Solo Data Engineer
NOTE: Originally published on my previous domain blog, blog.alkemist.io, which I’ve retired in case the .io domain goes away. Original publish date was 2023-01-03. Reproduced here with no edits, even though it needs some. :D
For the majority of my time as a data engineer, I’ve been a solo IC. When I transitioned to data engineering from DevOps land, I was the only data engineer for 18 months. And in an ironic twist, I had to train up our next data engineer, as if I knew what I was doing!
I hope this post provides some solace and actionable advice on how to make your time as a solo data engineer effective, tolerable, and perhaps even enjoyable while you wait for reinforcements to arrive.
My first recommendation is: define the borders of what you’re responsible for as clearly as possible. This is much easier said than done, especially on a small team. Chances are if you’re the only data engineer, you have 1 or more data scientists/analytics engineers/data builders as peers. You’re going to have to collaborate closely with them, so decide between you and your team where your data responsibilities end and theirs begin. Do they expect you to know the ins and outs of the data models and answer ad hoc data questions from end users? Do they not want you anywhere close to the data models since you’ll muck everything up, and they’re adamant that all data pipelines have to be run by 6AM every morning? Do they expect you to become a SQL performance expert and help them tune queries? All these, and more, are possible tasks that fall under your purview. The clearer picture you have of your responsibilities, the quicker you’ll know what problems are yours to solve, and what you should hand off to your peers.
The next bit of advice is: use managed services whenever and wherever possible. This one is a thorny and nuanced subject, but it will absolutely save you 100’s of human-hours in headaches if you judiciously pick what you build yourself, and what you outsource to managed services.

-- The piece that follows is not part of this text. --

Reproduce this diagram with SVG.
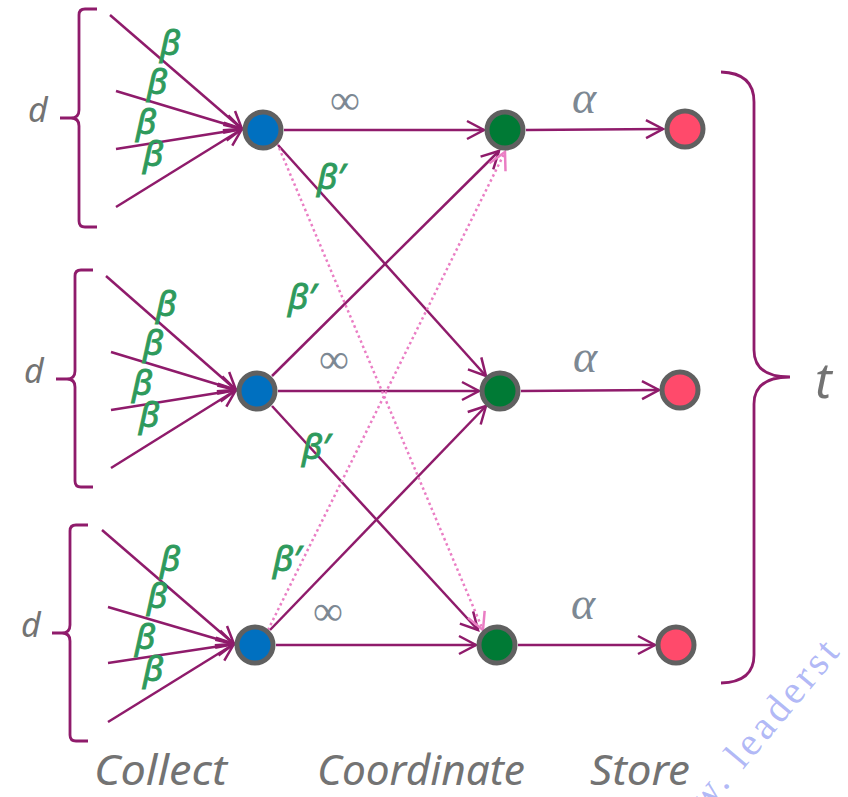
<svg xmlns="http://www.w3.org/2000/svg" width="848" height="797" viewBox="0 0 848 797">
<style>
.ln{stroke:#8f1b6b;stroke-width:2.5;fill:none;marker-end:url(#ah)}
.dot{stroke:#ea7ec4;stroke-width:2.5;fill:none;stroke-dasharray:2.5 3;marker-end:url(#ahp)}
.br{stroke:#8f1b6b;stroke-width:2.8;fill:none}
.nd{stroke:#606060;stroke-width:5}
.blue{fill:#0070c0}.green{fill:#007a35}.red{fill:#ff4a6b}
.beta{font-family:"Noto Sans","DejaVu Sans",sans-serif;font-style:italic;font-size:35px;fill:#2e9a5c;stroke:#2e9a5c;stroke-width:0.9}
.lab{font-family:"Noto Sans","DejaVu Sans",sans-serif;font-style:italic;fill:#737373}
.sym{font-family:"Liberation Serif","DejaVu Serif",serif;fill:#7d8893;text-anchor:middle}
</style>
<defs>
<marker id="ah" markerUnits="userSpaceOnUse" markerWidth="30" markerHeight="30" viewBox="-22 -15 30 30" refX="0" refY="0" orient="auto">
<path d="M-17,-9 L0,0 L-17,9" fill="none" stroke="#8f1b6b" stroke-width="2.5"/>
</marker>
<marker id="ahp" markerUnits="userSpaceOnUse" markerWidth="30" markerHeight="30" viewBox="-22 -15 30 30" refX="0" refY="0" orient="auto">
<path d="M-17,-9 L0,0 L-17,9" fill="none" stroke="#ea7ec4" stroke-width="2.5"/>
</marker>
</defs>

<!-- watermark -->
<text x="663" y="865" transform="rotate(-50 663 865)" font-family="Liberation Serif, serif" font-size="40" letter-spacing="4" fill="#a7b0f5" fill-opacity="0.9">www. leaderst</text>

<g id="brackets">
<path class="br" d="M97,9 H85 Q79,9 79,15 V110 Q79,118 71,118 H60 M71,118 Q79,118 79,126 V221 Q79,227 85,227 H97"/>
<path class="br" d="M93,270 H81 Q75,270 75,276 V371 Q75,379 67,379 H56 M67,379 Q75,379 75,387 V481 Q75,487 81,487 H93"/>
<path class="br" d="M88,525 H76 Q70,525 70,531 V625 Q70,633 62,633 H52 M62,633 Q70,633 70,641 V735 Q70,741 76,741 H88"/>
<path class="br" d="M721,72 Q754,73 754,102 V350 Q754,377 790,377 Q754,377 754,404 V655 Q754,682 721,683"/>
</g>

<g id="connectors">
<line class="ln" x1="110" y1="15" x2="242" y2="129"/>
<line class="ln" x1="116" y1="91" x2="242" y2="129"/>
<line class="ln" x1="116" y1="149" x2="242" y2="129"/>
<line class="ln" x1="116" y1="207" x2="242" y2="129"/>
<line class="ln" x1="106" y1="276" x2="236" y2="390"/>
<line class="ln" x1="111" y1="352" x2="236" y2="390"/>
<line class="ln" x1="111" y1="410" x2="236" y2="390"/>
<line class="ln" x1="111" y1="468" x2="236" y2="390"/>
<line class="ln" x1="102" y1="530" x2="234" y2="644"/>
<line class="ln" x1="108" y1="607" x2="234" y2="644"/>
<line class="ln" x1="108" y1="663" x2="234" y2="644"/>
<line class="ln" x1="108" y1="722" x2="234" y2="644"/>
<line class="ln" x1="284" y1="130" x2="484" y2="130"/>
<line class="ln" x1="278" y1="391" x2="479" y2="391"/>
<line class="ln" x1="276" y1="645" x2="476" y2="645"/>
<line class="ln" x1="278" y1="145" x2="486" y2="376"/>
<line class="ln" x1="272" y1="376" x2="499" y2="151"/>
<line class="ln" x1="272" y1="406" x2="478" y2="630"/>
<line class="ln" x1="270" y1="630" x2="486" y2="406"/>
<line class="dot" x1="277" y1="143" x2="483" y2="630"/>
<line class="dot" x1="268" y1="630" x2="505" y2="152"/>
<line class="ln" x1="526" y1="130" x2="663" y2="129"/>
<line class="ln" x1="521" y1="391" x2="659" y2="390"/>
<line class="ln" x1="518" y1="645" x2="655" y2="645"/>
</g>

<g id="blue1"><circle class="nd blue" cx="263" cy="130" r="18"/></g>
<g id="blue2"><circle class="nd blue" cx="257" cy="391" r="18"/></g>
<g id="blue3"><circle class="nd blue" cx="255" cy="645" r="18"/></g>
<g id="green1"><circle class="nd green" cx="505" cy="130" r="18"/></g>
<g id="green2"><circle class="nd green" cx="500" cy="391" r="18"/></g>
<g id="green3"><circle class="nd green" cx="497" cy="645" r="18"/></g>
<g id="red1"><circle class="nd red" cx="685" cy="129" r="18"/></g>
<g id="red2"><circle class="nd red" cx="680" cy="390" r="18"/></g>
<g id="red3"><circle class="nd red" cx="676" cy="645" r="18"/></g>

<g id="labels">
<text class="beta" x="160" y="55">β</text>
<text class="beta" x="147" y="94">β</text>
<text class="beta" x="136" y="134">β</text>
<text class="beta" x="143" y="166">β</text>
<text class="beta" x="156" y="316">β</text>
<text class="beta" x="143" y="355">β</text>
<text class="beta" x="132" y="395">β</text>
<text class="beta" x="139" y="427">β</text>
<text class="beta" x="160" y="571">β</text>
<text class="beta" x="147" y="608">β</text>
<text class="beta" x="135" y="649">β</text>
<text class="beta" x="143" y="681">β</text>
<text class="beta" x="317" y="189">β′</text>
<text class="beta" x="288" y="309">β′</text>
<text class="beta" x="302" y="459">β′</text>
<text class="beta" x="273" y="571">β′</text>
<text class="sym" x="345" y="114" font-size="42">∞</text>
<text class="sym" x="334" y="373" font-size="42">∞</text>
<text class="sym" x="328" y="625" font-size="42">∞</text>
<text class="sym" x="584" y="113" font-size="46" font-style="italic">α</text>
<text class="sym" x="585" y="372" font-size="46" font-style="italic">α</text>
<text class="sym" x="583" y="619" font-size="46" font-style="italic">α</text>
<text class="lab" x="28" y="122" font-size="34">d</text>
<text class="lab" x="24" y="383" font-size="34">d</text>
<text class="lab" x="21" y="637" font-size="34">d</text>
<text class="lab" x="815" y="398" font-size="50">t</text>
<text class="lab" x="94" y="785" font-size="42" textLength="133" lengthAdjust="spacingAndGlyphs">Collect</text>
<text class="lab" x="317" y="785" font-size="42" textLength="208" lengthAdjust="spacingAndGlyphs">Coordinate</text>
<text class="lab" x="590" y="785" font-size="42" textLength="100" lengthAdjust="spacingAndGlyphs">Store</text>
</g>
</svg>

When you start data engineering, there’s a magnetic pull towards wanting to understand every little detail of the stack you’re working with. This usually translates to building a lot of things in a bespoke way if there isn’t another engineer or mentor to tell you to knock it off. The data ecosystem is huge. You can’t deliver solid results if you’re forever tweaking Kubernetes settings or DBT runtime configs. I’ve been there. Early in my data engineering career, my idea of a sustainable ELT process was a “flexible” Python library that could scrape any Outh2 endpoint and write decorators around the transformed JSON response to the “data warehouse” (MySQL!). It makes me cringe/laugh time when I think back on it. The moment I got approval to deploy FiveTran my life became 100x easier and I could focus on real problems, like moving our artisanal SQLAlchemy transform code (written by yours truly) to using DBT. My early data platform was an absolute shit show. It got stuff done, to be sure, but boy did it suck if anything went wrong.
This next piece is a big repeat from all over engineering: KISDA - Keep It Simple Dumb Ass! Really assess what your org and team’s data needs are. Most of the time, early (and even late stage) data platforms boils down to 3 essentials:
- A visualization/dashboard layer. Looker, Power BI, Tableau, Metabase, and Superset are all examples of these. It’s the pretty dashboard you can share via links with everyone in the org to make them happy.
- A data warehouse. This is where data is written to and read from. It’s not only used by your visualization layer, but your analytics engineers and BI analysts too. The dashboard layer is usually too simple or limiting for your pro data users, so they’ll need direct access to connect via their own tools. It’s also the focal center of a lot of your data pipelines.
- Your data pipeline platform. This can be one system or a few systems talking to each other. It usually contains a managed extract and load function (think Fivetran/Singer/Stitch) and a transform function (DBT is king and really does it right in its own opinionated way). There’s always a scheduler/runner to ensure everything runs on the right cadence and in a timely fashion.
There’s some further additions to the stack that involve monitoring/alerting to ensure data is up-to-date and reliable within a given time period. Things get more complicated the more sophisticated your data platform gets: you want to track a lot of things like data provenance/lineage, and have better tooling around advanced DAG-based data pipelines. A simple stack that works well at the time of this writing (1/2023) if you’re building from a blank slate is:
- Looker
- BigQuery
- FiveTran/Singer/Stitch + DBT Cloud As a bonus, you can use Google Cloud managed Airflow, or opt for something like Astronomer.io.
Google Cloud has an absurdly good data offering that makes most other cobbled-together platforms look like a pile of turds, but sometimes you don’t get a choice of what to use, so YMMV.
The last parting bit of wisdom is… keep a sense of humor about it all. Even basic data engineering can deliver powerful insights to your team and org. You’ll impress everyone when you replace their daily e-mailed CSV’s with a dashboard URL that has freshly updated insights every day, as if by magic! Before you know it, you’ll the data engineer of legend everyone didn’t realize they needed in their lives!